Die Furche: Sie sagen, der Tod Ihrer Tochter habe Ihr Leben verändert. Inwiefern?

Sabine Reisinger: Wenn ein Kind stirbt, wird alles anders. Es ist einfach wider die Natur, dass man das eigene Kind überlebt. Das wirft das ganze Werte-Gebäude durcheinander. Wenn man hinter diesem kleinen Sarg hergeht, ist das völlig verrückt: Und man fühlt sich auch ver-rückt.

Die Furche: Wie gehen Sie mit diesem Verlust um?

Reisinger: Man kann diese Wunde nur in die eigene Biographie integrieren.

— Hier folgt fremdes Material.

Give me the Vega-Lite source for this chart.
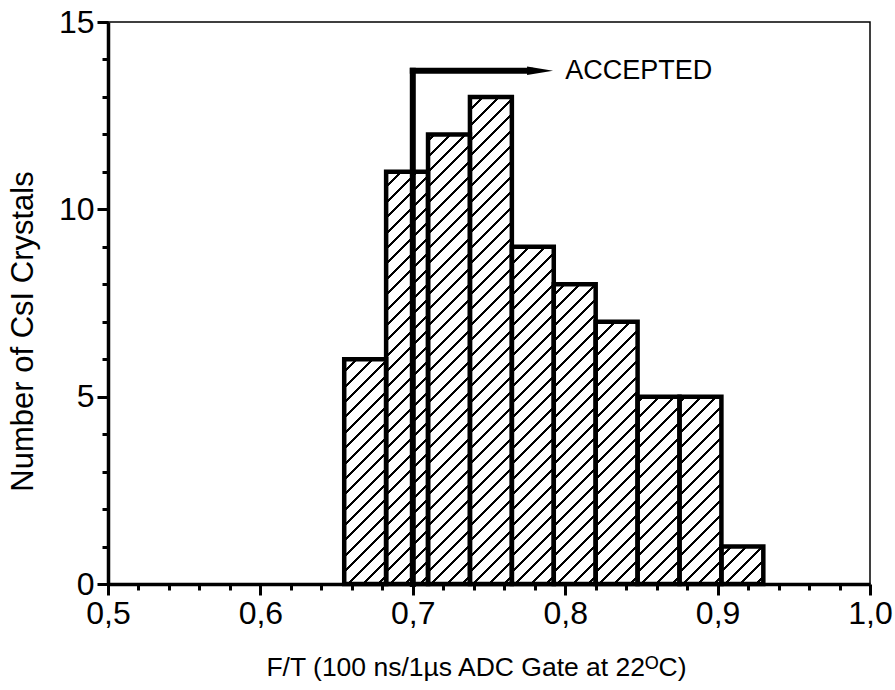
{
"$schema": "https://vega.github.io/schema/vega-lite/v6.json",
"width": 762, "height": 562,
"autosize": {"type": "none"},
"padding": {"left": 108, "top": 22, "right": 25, "bottom": 106},
"background": "white",
"config": {
  "font": "Liberation Sans, Arial, sans-serif",
  "view": {"stroke": "black", "strokeWidth": 1.5},
  "axis": {"domainColor": "black", "domainWidth": 3.5, "tickColor": "black", "tickWidth": 3, "labelColor": "black", "titleColor": "black", "labelFontSize": 32, "titleFontSize": 26.5, "titleFontWeight": "normal", "labelFont": "Liberation Sans", "titleFont": "Liberation Sans", "grid": false, "labelOverlap": false}
},
"resolve": {"axis": {"x": "independent", "y": "independent"}},
"data": {"values": [
  {"bin_start": 0.655, "bin_end": 0.6825, "count": 6},
  {"bin_start": 0.6825, "bin_end": 0.71, "count": 11},
  {"bin_start": 0.71, "bin_end": 0.7375, "count": 12},
  {"bin_start": 0.7375, "bin_end": 0.765, "count": 13},
  {"bin_start": 0.765, "bin_end": 0.7925, "count": 9},
  {"bin_start": 0.7925, "bin_end": 0.82, "count": 8},
  {"bin_start": 0.82, "bin_end": 0.8475, "count": 7},
  {"bin_start": 0.8475, "bin_end": 0.875, "count": 5},
  {"bin_start": 0.875, "bin_end": 0.9025, "count": 5},
  {"bin_start": 0.9025, "bin_end": 0.93, "count": 1}
]},
"layer": [
  {
    "mark": {"type": "rect", "fill": {"gradient": "linear", "x1": 0, "y1": 0, "x2": 0.08025, "y2": 1.069, "stops": [
      {"offset": 0, "color": "#fff"},
      {"offset": 0.0103, "color": "#fff"}, {"offset": 0.0103, "color": "#000"}, {"offset": 0.0153, "color": "#000"}, {"offset": 0.0153, "color": "#fff"},
      {"offset": 0.0360, "color": "#fff"}, {"offset": 0.0360, "color": "#000"}, {"offset": 0.0410, "color": "#000"}, {"offset": 0.0410, "color": "#fff"},
      {"offset": 0.0616, "color": "#fff"}, {"offset": 0.0616, "color": "#000"}, {"offset": 0.0666, "color": "#000"}, {"offset": 0.0666, "color": "#fff"},
      {"offset": 0.0872, "color": "#fff"}, {"offset": 0.0872, "color": "#000"}, {"offset": 0.0922, "color": "#000"}, {"offset": 0.0922, "color": "#fff"},
      {"offset": 0.1129, "color": "#fff"}, {"offset": 0.1129, "color": "#000"}, {"offset": 0.1179, "color": "#000"}, {"offset": 0.1179, "color": "#fff"},
      {"offset": 0.1385, "color": "#fff"}, {"offset": 0.1385, "color": "#000"}, {"offset": 0.1435, "color": "#000"}, {"offset": 0.1435, "color": "#fff"},
      {"offset": 0.1642, "color": "#fff"}, {"offset": 0.1642, "color": "#000"}, {"offset": 0.1692, "color": "#000"}, {"offset": 0.1692, "color": "#fff"},
      {"offset": 0.1898, "color": "#fff"}, {"offset": 0.1898, "color": "#000"}, {"offset": 0.1948, "color": "#000"}, {"offset": 0.1948, "color": "#fff"},
      {"offset": 0.2154, "color": "#fff"}, {"offset": 0.2154, "color": "#000"}, {"offset": 0.2204, "color": "#000"}, {"offset": 0.2204, "color": "#fff"},
      {"offset": 0.2411, "color": "#fff"}, {"offset": 0.2411, "color": "#000"}, {"offset": 0.2461, "color": "#000"}, {"offset": 0.2461, "color": "#fff"},
      {"offset": 0.2667, "color": "#fff"}, {"offset": 0.2667, "color": "#000"}, {"offset": 0.2717, "color": "#000"}, {"offset": 0.2717, "color": "#fff"},
      {"offset": 0.2924, "color": "#fff"}, {"offset": 0.2924, "color": "#000"}, {"offset": 0.2974, "color": "#000"}, {"offset": 0.2974, "color": "#fff"},
      {"offset": 0.3180, "color": "#fff"}, {"offset": 0.3180, "color": "#000"}, {"offset": 0.3230, "color": "#000"}, {"offset": 0.3230, "color": "#fff"},
      {"offset": 0.3437, "color": "#fff"}, {"offset": 0.3437, "color": "#000"}, {"offset": 0.3487, "color": "#000"}, {"offset": 0.3487, "color": "#fff"},
      {"offset": 0.3693, "color": "#fff"}, {"offset": 0.3693, "color": "#000"}, {"offset": 0.3743, "color": "#000"}, {"offset": 0.3743, "color": "#fff"},
      {"offset": 0.3949, "color": "#fff"}, {"offset": 0.3949, "color": "#000"}, {"offset": 0.3999, "color": "#000"}, {"offset": 0.3999, "color": "#fff"},
      {"offset": 0.4206, "color": "#fff"}, {"offset": 0.4206, "color": "#000"}, {"offset": 0.4256, "color": "#000"}, {"offset": 0.4256, "color": "#fff"},
      {"offset": 0.4462, "color": "#fff"}, {"offset": 0.4462, "color": "#000"}, {"offset": 0.4512, "color": "#000"}, {"offset": 0.4512, "color": "#fff"},
      {"offset": 0.4719, "color": "#fff"}, {"offset": 0.4719, "color": "#000"}, {"offset": 0.4769, "color": "#000"}, {"offset": 0.4769, "color": "#fff"},
      {"offset": 0.4975, "color": "#fff"}, {"offset": 0.4975, "color": "#000"}, {"offset": 0.5025, "color": "#000"}, {"offset": 0.5025, "color": "#fff"},
      {"offset": 0.5231, "color": "#fff"}, {"offset": 0.5231, "color": "#000"}, {"offset": 0.5281, "color": "#000"}, {"offset": 0.5281, "color": "#fff"},
      {"offset": 0.5488, "color": "#fff"}, {"offset": 0.5488, "color": "#000"}, {"offset": 0.5538, "color": "#000"}, {"offset": 0.5538, "color": "#fff"},
      {"offset": 0.5744, "color": "#fff"}, {"offset": 0.5744, "color": "#000"}, {"offset": 0.5794, "color": "#000"}, {"offset": 0.5794, "color": "#fff"},
      {"offset": 0.6001, "color": "#fff"}, {"offset": 0.6001, "color": "#000"}, {"offset": 0.6051, "color": "#000"}, {"offset": 0.6051, "color": "#fff"},
      {"offset": 0.6257, "color": "#fff"}, {"offset": 0.6257, "color": "#000"}, {"offset": 0.6307, "color": "#000"}, {"offset": 0.6307, "color": "#fff"},
      {"offset": 0.6513, "color": "#fff"}, {"offset": 0.6513, "color": "#000"}, {"offset": 0.6563, "color": "#000"}, {"offset": 0.6563, "color": "#fff"},
      {"offset": 0.6770, "color": "#fff"}, {"offset": 0.6770, "color": "#000"}, {"offset": 0.6820, "color": "#000"}, {"offset": 0.6820, "color": "#fff"},
      {"offset": 0.7026, "color": "#fff"}, {"offset": 0.7026, "color": "#000"}, {"offset": 0.7076, "color": "#000"}, {"offset": 0.7076, "color": "#fff"},
      {"offset": 0.7283, "color": "#fff"}, {"offset": 0.7283, "color": "#000"}, {"offset": 0.7333, "color": "#000"}, {"offset": 0.7333, "color": "#fff"},
      {"offset": 0.7539, "color": "#fff"}, {"offset": 0.7539, "color": "#000"}, {"offset": 0.7589, "color": "#000"}, {"offset": 0.7589, "color": "#fff"},
      {"offset": 0.7796, "color": "#fff"}, {"offset": 0.7796, "color": "#000"}, {"offset": 0.7846, "color": "#000"}, {"offset": 0.7846, "color": "#fff"},
      {"offset": 0.8052, "color": "#fff"}, {"offset": 0.8052, "color": "#000"}, {"offset": 0.8102, "color": "#000"}, {"offset": 0.8102, "color": "#fff"},
      {"offset": 0.8308, "color": "#fff"}, {"offset": 0.8308, "color": "#000"}, {"offset": 0.8358, "color": "#000"}, {"offset": 0.8358, "color": "#fff"},
      {"offset": 0.8565, "color": "#fff"}, {"offset": 0.8565, "color": "#000"}, {"offset": 0.8615, "color": "#000"}, {"offset": 0.8615, "color": "#fff"},
      {"offset": 0.8821, "color": "#fff"}, {"offset": 0.8821, "color": "#000"}, {"offset": 0.8871, "color": "#000"}, {"offset": 0.8871, "color": "#fff"},
      {"offset": 0.9078, "color": "#fff"}, {"offset": 0.9078, "color": "#000"}, {"offset": 0.9128, "color": "#000"}, {"offset": 0.9128, "color": "#fff"},
      {"offset": 0.9334, "color": "#fff"}, {"offset": 0.9334, "color": "#000"}, {"offset": 0.9384, "color": "#000"}, {"offset": 0.9384, "color": "#fff"},
      {"offset": 0.9590, "color": "#fff"}, {"offset": 0.9590, "color": "#000"}, {"offset": 0.9640, "color": "#000"}, {"offset": 0.9640, "color": "#fff"},
      {"offset": 0.9847, "color": "#fff"}, {"offset": 0.9847, "color": "#000"}, {"offset": 0.9897, "color": "#000"}, {"offset": 0.9897, "color": "#fff"},
      {"offset": 1, "color": "#fff"}
    ]}},
    "encoding": {
      "x": {"field": "bin_start", "type": "quantitative", "scale": {"domain": [0.5, 1.0], "nice": false, "zero": false},
        "axis": {"orient": "bottom", "title": "F/T (100 ns/1µs ADC Gate at 22ᴼC)",
          "values": [0.5, 0.6, 0.7, 0.8, 0.9, 1.0],
          "labelExpr": "replace(format(datum.value, '.1f'), '.', ',')",
          "tickSize": 11, "labelOverlap": false, "labelPadding": 3, "titlePadding": 25, "titleX": 368, "titleAlign": "center", "labelFlush": false}},
      "x2": {"field": "bin_end"},
      "y": {"datum": 0, "type": "quantitative", "scale": {"domain": [0, 15], "nice": false},
        "axis": {"orient": "left", "title": "Number of CsI Crystals",
          "values": [0, 5, 10, 15],
          "tickSize": 11, "labelOverlap": false, "labelPadding": 3, "titleFontSize": 31, "titleAngle": 270, "titleBaseline": "bottom", "titleAlign": "center", "titleX": -69, "titleY": 309}},
      "y2": {"datum": 14.9}
    }
  },
  {
    "mark": {"type": "rect", "fill": "white", "stroke": "white", "strokeWidth": 2},
    "encoding": {
      "x": {"field": "bin_start", "type": "quantitative",
        "axis": {"orient": "bottom", "title": null, "labels": false, "domain": false, "tickSize": 6,
          "values": [0.52, 0.54, 0.56, 0.58, 0.62, 0.64, 0.66, 0.68, 0.72, 0.74, 0.76, 0.78, 0.82, 0.84, 0.86, 0.88, 0.92, 0.94, 0.96, 0.98]}},
      "x2": {"field": "bin_end"},
      "y": {"field": "count", "type": "quantitative",
        "axis": {"orient": "left", "title": null, "labels": false, "domain": false, "tickSize": 6,
          "values": [1, 2, 3, 4, 6, 7, 8, 9, 11, 12, 13, 14]}},
      "y2": {"datum": 14.92}
    }
  },
  {
    "mark": {"type": "rect", "filled": false, "stroke": "black", "strokeWidth": 4.5},
    "encoding": {
      "x": {"field": "bin_start", "type": "quantitative", "axis": null},
      "x2": {"field": "bin_end"},
      "y": {"field": "count", "type": "quantitative", "axis": null},
      "y2": {"datum": 0}
    }
  },
  {
    "data": {"values": [{}]},
    "mark": {"type": "rule", "color": "black", "strokeWidth": 6, "strokeCap": "square"},
    "encoding": {
      "x": {"datum": 0.7, "type": "quantitative", "axis": null},
      "y": {"datum": 0, "type": "quantitative", "axis": null},
      "y2": {"datum": 13.7}
    }
  },
  {
    "data": {"values": [{}]},
    "mark": {"type": "rule", "color": "black", "strokeWidth": 6, "strokeCap": "square"},
    "encoding": {
      "x": {"datum": 0.7, "type": "quantitative", "axis": null},
      "x2": {"datum": 0.777},
      "y": {"datum": 13.7, "type": "quantitative", "axis": null}
    }
  },
  {
    "data": {"values": [{}]},
    "mark": {"type": "point", "shape": "M -1 -0.33 L 1 0 L -1 0.33 Z", "filled": true, "color": "black", "opacity": 1, "size": 676},
    "encoding": {
      "x": {"datum": 0.7835, "type": "quantitative", "axis": null},
      "y": {"datum": 13.7, "type": "quantitative", "axis": null}
    }
  },
  {
    "data": {"values": [{}]},
    "mark": {"type": "text", "text": "ACCEPTED", "align": "left", "baseline": "middle", "fontSize": 27, "font": "Liberation Sans", "color": "black"},
    "encoding": {
      "x": {"datum": 0.8, "type": "quantitative", "axis": null},
      "y": {"datum": 13.7, "type": "quantitative", "axis": null}
    }
  }
]
}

Ich werde immer sagen, dass ich drei Kinder habe, dass aber unsere zweite Tochter gestorben ist. Und ich werde immer zu bestimmten Anlässen traurig sein. Aber das verbiete ich mir nicht. Die Trauer ist ein Teil meines Lebens. Und große Freude gibt es ja nur, wenn man auch die Trauer kennengelernt hat.

Die Furche: Trauern Männer anders als Frauen?

Reisinger: Absolut, gerade wenn ganz junge Kinder sterben: Hier hat die Mutter ein viel intensiveres Verhältnis aufgebaut. Aber auch später flüchten sich Männer oft schnell in den Beruf.

Die Furche: Ihr Credo lautet: Die Trauer fließen lassen. Was bringt Trauer zum Fließen?

Reisinger: Tränen und alle Gefühle, die schwer auszuhalten sind: dass man etwa wütend sein darf, wenn die Freundin ein lebendiges Kind auf die Welt bringt. Man verbietet sich solche Gefühle, aber wenn man sie hinunterschluckt, werden sie schwer bearbeitbar. Ganz wichtig sind auch Trauerriten. Wir basteln immer eine Kerze für die Lisa. Das hält uns zusammen.

Die Furche: Oft scheut man sich, trauernde Menschen anzusprechen. Wie soll man sich verhalten?

Reisinger: Grundsätzlich sollte der Nichttrauernde den ersten Schritt wagen - und muss damit rechnen, abgewiesen zu werden. Es ist aber wichtig, dass es die Möglichkeit gibt, die eigene Betroffenheit zum Thema zu machen.

Das Gespräch führte Doris Helmberger.